We know: anecdotal evidence doesn’t count for much in the world of journalism. But as we sit here eating a quick $3 lunch of a dollar McDouble and an a la carte order of french fries, we can’t help but think that there’s more than a hint of truth to a new study released by market research firm NPD Group. According to the study, interest in combo meals at fast food restaurants has dropped significantly in the past five years – where 9 billion combo meals were reportedly sold in 2007, the study documents that 8 billion were sold in 2011. The difference between 9 and 8 isn’t much, it’s the billion that gets analysts who are studying why consumers are turned off of combo meals.

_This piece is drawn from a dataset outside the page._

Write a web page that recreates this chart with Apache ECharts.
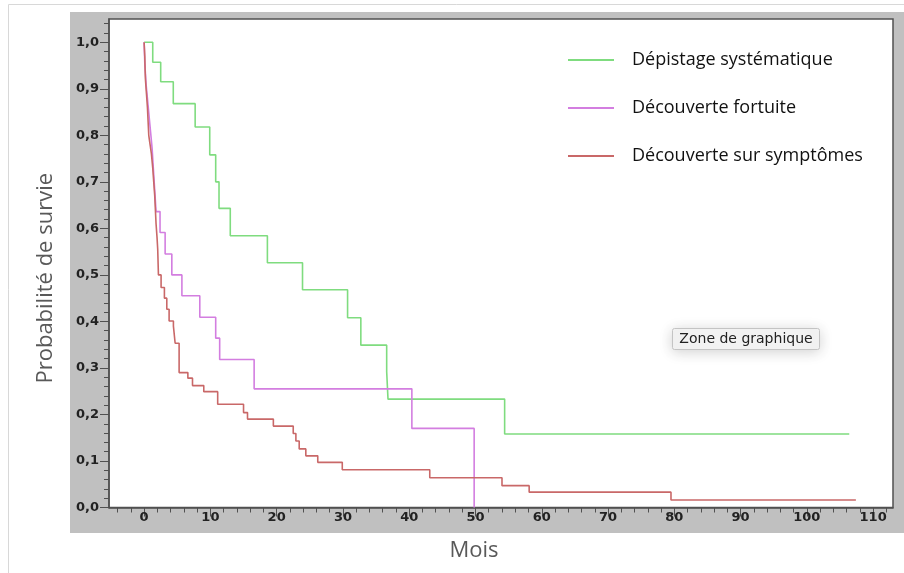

Why are combo meals cooling off? According to the report there are a couple of factors at play:
The NPD Group attributes several reasons to this decline: people are interested in smaller meals, there are more and better value offerings, the price is too high and the meal composition is not enticing. It's the side items specifically that customers are generally dissatisfied with.
If consumers are interested in smaller meals, it makes sense that they would also be dissatisfied with combo meal side items. Those usually start at medium and work upward from there, and who wants to buy a combo meal knowing you’ve paid money for way too much food that you’ll only end up throwing out wastefully or overeating in spite of yourself? (Which also brings the price issue into sharp relief.) For consumers, it may seem more appealing to pick and choose smaller items from an a la carte, especially with the rise of expanded dollar menus and value items.
For businesses and franchise owners, on the other hand, it may be worth one’s while to start thinking of ways to improve the combo meal model with options and bundlings that can appeal to a larger number of customers. Burger King is one fast food joint who seems to be experimenting with the issue, having launched a weekly revolving door of $5 “King Deals,” but we suspect that other chains won’t be far behind. It’s not a critical issue at this point – even with combo meal sales down by a billion that still leaves 8 billion sold, meaning that there are still plenty of consumers willing to shell out $8 for a combo meal on the regular. But any decreasing trend like this is worth examining while matters can still be course-corrected, before they spiral beyond control.